24. The article of claim 21 further storing instructions that, if executed, enable the transceiver to compare the signals received on each antenna.

25. The article of claim 24 further storing instructions that, if executed, enable the transceiver to determine which of received signals is the strongest.

26. The article of claim 26 further storing instructions that, if executed, enable the transceiver to transmit a signal over the antenna that previously received the strongest signal.

27. A system comprising:

a set of at least two antennas; and

a radio frequency transceiver, coupled to said antennas, said radio frequency transceiver including a transmission modulator to selectively transmit a signal over one of at least said two antennas, and a first and a second receive chain, said first and second receive chains coupled to a different antenna to receive a signal.

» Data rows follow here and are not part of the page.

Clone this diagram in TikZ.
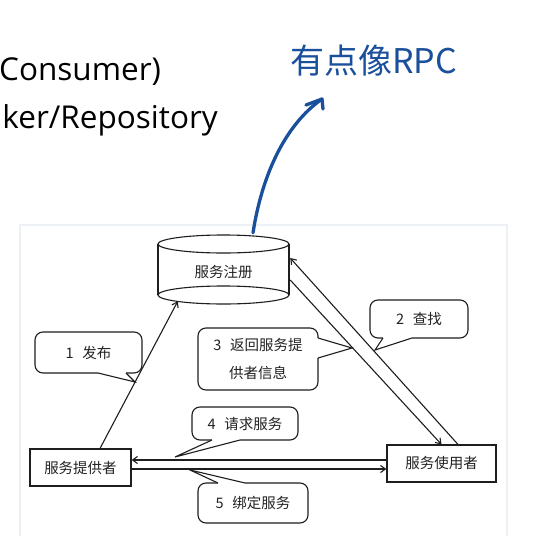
\documentclass[tikz,border=0pt]{standalone}
\usepackage{fontspec}
\setmainfont{Open Sans}
\newfontfamily\cjk{Noto Sans CJK SC}
\usetikzlibrary{arrows.meta,calc}
\definecolor{ink}{HTML}{1E1E1E}
\definecolor{txt}{HTML}{222222}
\definecolor{pen}{HTML}{1A4F9B}
\definecolor{framec}{HTML}{EDF0F4}
\tikzset{
  box/.style={draw=ink, line width=1.1pt, fill=white, minimum height=37pt, inner sep=0pt,
    font=\cjk\fontsize{14.5}{17}\selectfont, text=txt},
  plainlabel/.style={inner sep=0pt, font=\cjk\fontsize{14.5}{17}\selectfont, text=txt},
  bubble/.style={draw=ink, line width=1.1pt, fill=white, rounded corners=8pt, inner sep=0pt,
    font=\cjk\fontsize{14.5}{17}\selectfont, text=txt, align=center},
  link/.style={draw=ink, line width=1.1pt, -{Straight Barb[length=5pt,width=7pt]}},
  tailline/.style={draw=ink, line width=1.1pt, line join=miter},
  cyl/.style={draw=ink, line width=1.1pt},
  bigtext/.style={inner sep=0pt, font=\fontsize{31.5}{31.5}\selectfont, text=black},
  penline/.style={draw=pen, line width=3.3pt, line cap=round, line join=round},
}
\newcommand\calltail[3]{%
  \fill[white] #1 -- #2 -- #3 -- cycle;
  \draw[white, line width=2.2pt] #1 -- #3;
  \draw[tailline] #1 -- #2 -- #3;}
\begin{document}
\begin{tikzpicture}[x=1pt,y=-1pt]
\useasboundingbox (0,0) rectangle (547,536);
\fill[white] (0,0) rectangle (547,536);

% top-left slide text
\node[bigtext, anchor=base west] (t1) at (-1,80) {Consumer)};
\node[bigtext, anchor=base east] (t2) at (218,128) {ker/Repository};

% faint frame of the scanned figure
\draw[framec, line width=1.5pt] (20,225) rectangle (507,545);

% handwritten note
\node[anchor=west, inner sep=0pt, text=pen, font=\cjk\fontsize{34}{34}\selectfont] (note) at (290,61) {有点像RPC};

% registry cylinder
\node[plainlabel, minimum width=131pt, minimum height=60pt] (reg) at (223.5,272) {服务注册};
\draw[cyl] (223.5,295) ellipse [x radius=65.5pt, y radius=9pt];
\draw[cyl] (158,244) -- (158,295) (289,244) -- (289,295);
\draw[cyl, fill=white] (223.5,244) ellipse [x radius=65.5pt, y radius=9pt];

% blue pen arrow
\coordinate (penstart) at ($(reg.north)+(29.5,-9)$);
\coordinate (pentip) at (322,99);
\draw[penline] (penstart) .. controls (262,175) and (285,125) .. (pentip);
\draw[penline] (306,105) -- (pentip) -- (323,109);

% provider / consumer boxes
\node[box, minimum width=101pt] (prov) at (80.5,467.5) {服务提供者};
\node[box, minimum width=109pt] (cons) at (441.5,463.5) {服务使用者};

% connectors
\draw[link] ($(prov.north)+(19.5,0)$) -- ($(reg.south west)+(20,-1)$);
\draw[link] ($(cons.north)+(16.5,0)$) -- ($(reg.east)+(1,-14)$);
\draw[link] ($(reg.east)+(1,8)$) -- (cons.north);
\draw[link] ($(cons.west)+(0,-3.5)$) -- ($(prov.east)+(0,-7.5)$);
\draw[link] ($(prov.east)+(0,1.5)$) -- ($(cons.west)+(0,5.5)$);

% callouts
\node[bubble, minimum width=107pt, minimum height=41pt] (c1) at (88.5,352.5) {1\hspace{0.6em}发布};
\calltail{(98,373)}{(135,382)}{(126,373)}

\node[bubble, minimum width=98pt, minimum height=38pt] (c2) at (419,319) {2\hspace{0.6em}查找};
\calltail{(383,338)}{(375,350)}{(412,338)}

\node[bubble, minimum width=120pt, minimum height=62pt, font=\cjk\fontsize{14.5}{28}\selectfont] (c3) at (258,359) {3\hspace{0.6em}返回服务提\\供者信息};
\calltail{(318,338)}{(352,348)}{(318,358)}

\node[bubble, minimum width=106pt, minimum height=33pt] (c4) at (245,423.5) {4\hspace{0.6em}请求服务};
\calltail{(212,440)}{(175,457)}{(240,440)}

\node[bubble, minimum width=110pt, minimum height=40pt] (c5) at (253,503) {5\hspace{0.6em}绑定服务};
\calltail{(218,483)}{(190,470)}{(245,483)}
\end{tikzpicture}
\end{document}
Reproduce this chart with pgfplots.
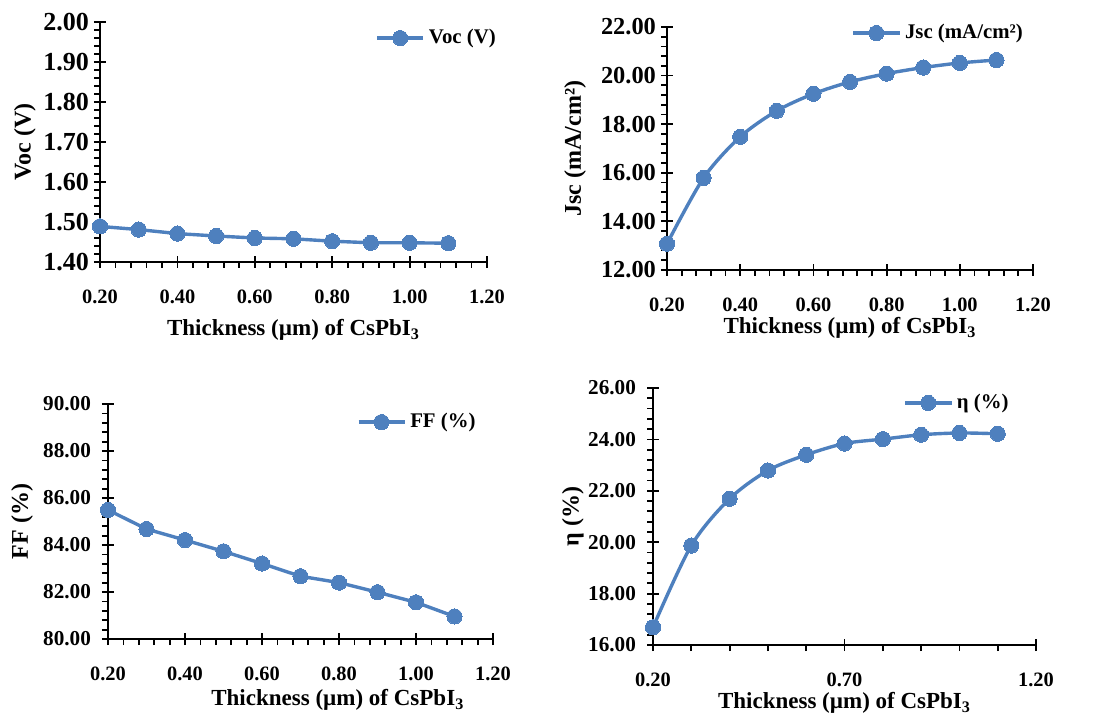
\documentclass[border=0pt]{standalone}
\usepackage{pgfplots}
\pgfplotsset{compat=1.18}
\usepackage{fontspec}
\setmainfont{Liberation Serif}
\definecolor{lineblue}{RGB}{78,128,190}
\pgfplotsset{
  panel/.style={
    scale only axis, anchor=south west, clip=false,
    axis x line=bottom, axis y line=left,
    axis line style={-, line width=1pt, black},
    tick align=outside,
    major tick length=6pt, minor tick length=3pt,
    every tick/.style={black, line width=0.9pt},
    every major x tick/.append style={yshift=3pt},
    every major y tick/.append style={xshift=3pt},
    minor x tick num=4, minor y tick num=4,
    xmin=0.2, xmax=1.2,
    xtick={0.2,0.4,0.6,0.8,1.0,1.2},
    /pgf/number format/.cd, fixed, fixed zerofill, precision=2, assume math mode=true, /pgfplots/.cd,
    xticklabel style={font=\fontsize{10.2}{12}\selectfont\bfseries, yshift=-4.5pt},
    xlabel={Thickness (µm) of CsPbI\textsubscript{3}},
    xlabel style={font=\fontsize{11.5}{13}\selectfont\bfseries, anchor=center},
    ylabel style={font=\fontsize{12}{14}\selectfont\bfseries, anchor=center},
    legend style={draw=none, fill=none, inner sep=0pt, anchor=east, font=\fontsize{10.4}{12}\selectfont\bfseries},
    legend cell align=left,
    legend image code/.code={\draw[mark repeat=2,mark phase=2] plot coordinates {(0pt,0pt)(11.5pt,0pt)(23pt,0pt)};},
  },
  ser/.style={color=lineblue, line width=1.7pt, mark=*, mark size=3.8pt, mark options={fill=lineblue, draw=lineblue, line width=0pt}},
}
\begin{document}
\begin{tikzpicture}[x=1pt,y=1pt]
\useasboundingbox (0,0) rectangle (547.5,358.5);
% Voc
\begin{axis}[panel, at={(50pt,227.5pt)}, width=193.5pt, height=120pt,
  ymin=1.4, ymax=2.0, ytick={1.4,1.5,1.6,1.7,1.8,1.9,2.0},
  yticklabel style={font=\fontsize{13}{15}\selectfont\bfseries, xshift=4pt},
  ylabel={Voc (V)},
  xlabel style={at={(axis description cs:0.5,-0.283)}},
  ylabel style={at={(axis description cs:-0.194,0.5)}},
  legend style={at={(axis description cs:1.034,0.933)}}]
\addplot[ser] coordinates {(0.2,1.489)(0.3,1.481)(0.4,1.471)(0.5,1.465)(0.6,1.460)(0.7,1.458)(0.8,1.452)(0.9,1.448)(1.0,1.448)(1.1,1.447)};
\addlegendentry{Voc (V)}
\end{axis}
% Jsc
\begin{axis}[panel, at={(333.5pt,223.5pt)}, width=183pt, height=121.5pt,
  ymin=12, ymax=22, ytick={12,14,16,18,20,22},
  yticklabel style={font=\fontsize{12.2}{14}\selectfont\bfseries, xshift=4pt},
  ylabel={Jsc (mA/cm²)},
  xlabel style={at={(axis description cs:0.5,-0.239)}},
  ylabel style={at={(axis description cs:-0.251,0.5)}},
  legend style={at={(axis description cs:0.984,0.975)}}]
\addplot[ser, smooth] coordinates {(0.2,13.08)(0.3,15.79)(0.4,17.48)(0.5,18.55)(0.6,19.25)(0.7,19.74)(0.8,20.08)(0.9,20.33)(1.0,20.52)(1.1,20.64)};
\addlegendentry{Jsc (mA/cm²)}
\end{axis}
% FF
\begin{axis}[panel, at={(54pt,39pt)}, width=192.5pt, height=117.5pt,
  ymin=80, ymax=90, ytick={80,82,84,86,88,90},
  yticklabel style={font=\fontsize{10.6}{12}\selectfont\bfseries, xshift=1pt},
  ylabel={FF (\%)},
  xlabel style={at={(axis description cs:0.597,-0.26)}},
  ylabel style={at={(axis description cs:-0.223,0.5)}},
  legend style={at={(axis description cs:0.966,0.923)}}]
\addplot[ser] coordinates {(0.2,85.49)(0.3,84.68)(0.4,84.21)(0.5,83.73)(0.6,83.21)(0.7,82.67)(0.8,82.40)(0.9,81.99)(1.0,81.56)(1.1,80.96)};
\addlegendentry{FF (\%)}
\end{axis}
% eta
\begin{axis}[panel, at={(326.5pt,36pt)}, width=191.5pt, height=128.5pt,
  ymin=16, ymax=26, ytick={16,18,20,22,24,26},
  xtick={0.2,0.7,1.2},
  yticklabel style={font=\fontsize{10.6}{12}\selectfont\bfseries, xshift=1pt},
  ylabel={η (\%)},
  xlabel style={at={(axis description cs:0.5,-0.226)}},
  ylabel style={at={(axis description cs:-0.209,0.5)}},
  legend style={at={(axis description cs:0.940,0.942)}}]
\addplot[ser, smooth] coordinates {(0.2,16.69)(0.3,19.87)(0.4,21.69)(0.5,22.79)(0.6,23.40)(0.7,23.84)(0.8,24.01)(0.9,24.18)(1.0,24.25)(1.1,24.22)};
\addlegendentry{η (\%)}
\end{axis}
\end{tikzpicture}
\end{document}
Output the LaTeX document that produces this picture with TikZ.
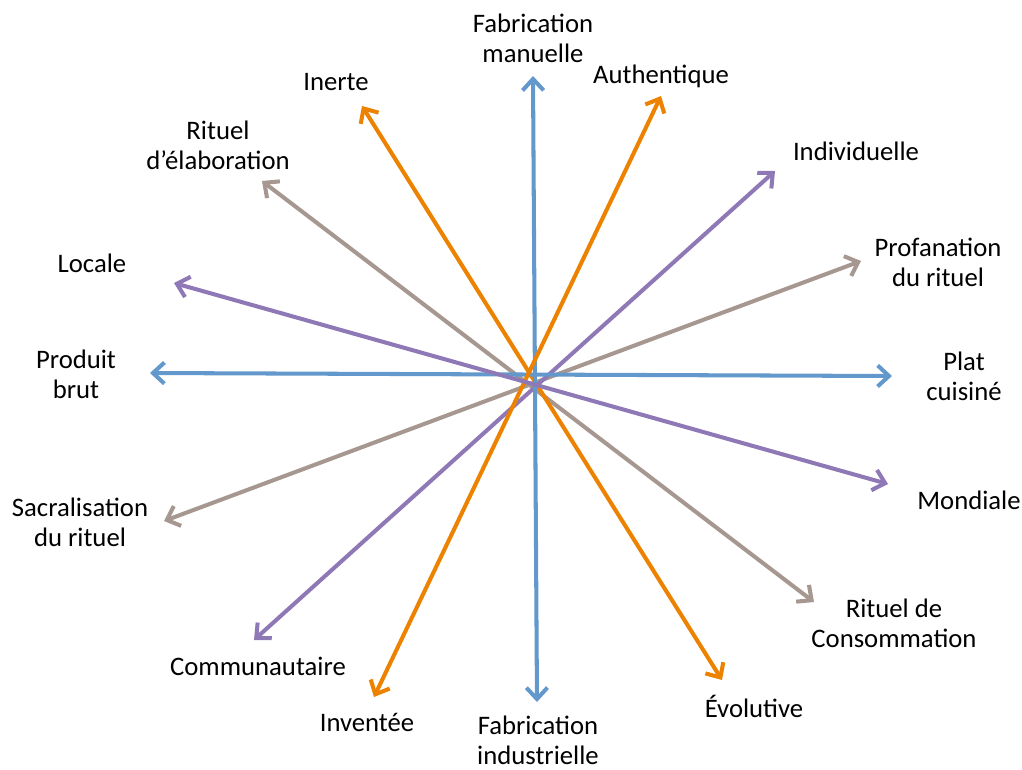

28. The system of claim 21 including a circulator to couple each antenna to said transceiver.

29. The system of claim 27 where each recieve chain is coupled to a device to analyze the strength of the received signal.

30. The system of claim 29 including a controller to determine which antenna received the strongest signal.

31. The system of claim 30 wherein said controller to provide a signal to select for the next transmission the antenna that received the strongest signal.

32. The transceiver of claim 31 including a switch coupled to said transmission modulator to enable one of at least two antennas to be selected for transmission.

33. The transceiver of claim 32 wherein said switch includes two 1×2 switch elements coupleable to four antennas.

34. The transceiver of claim 33 including a set of four antennas selectively connectable to said switch.

35. The transceiver of claim 34 wherein said antennas are coupled to said switch by magnetic circulators.

36. The transceiver of claim 35 wherein said circulators selectively provide output signals to said antennas and input signals to said receive chains.

37. The transceiver of claim 36 including a receive chain for each of four antennas such that each receive chain includes its own dedicated antenna.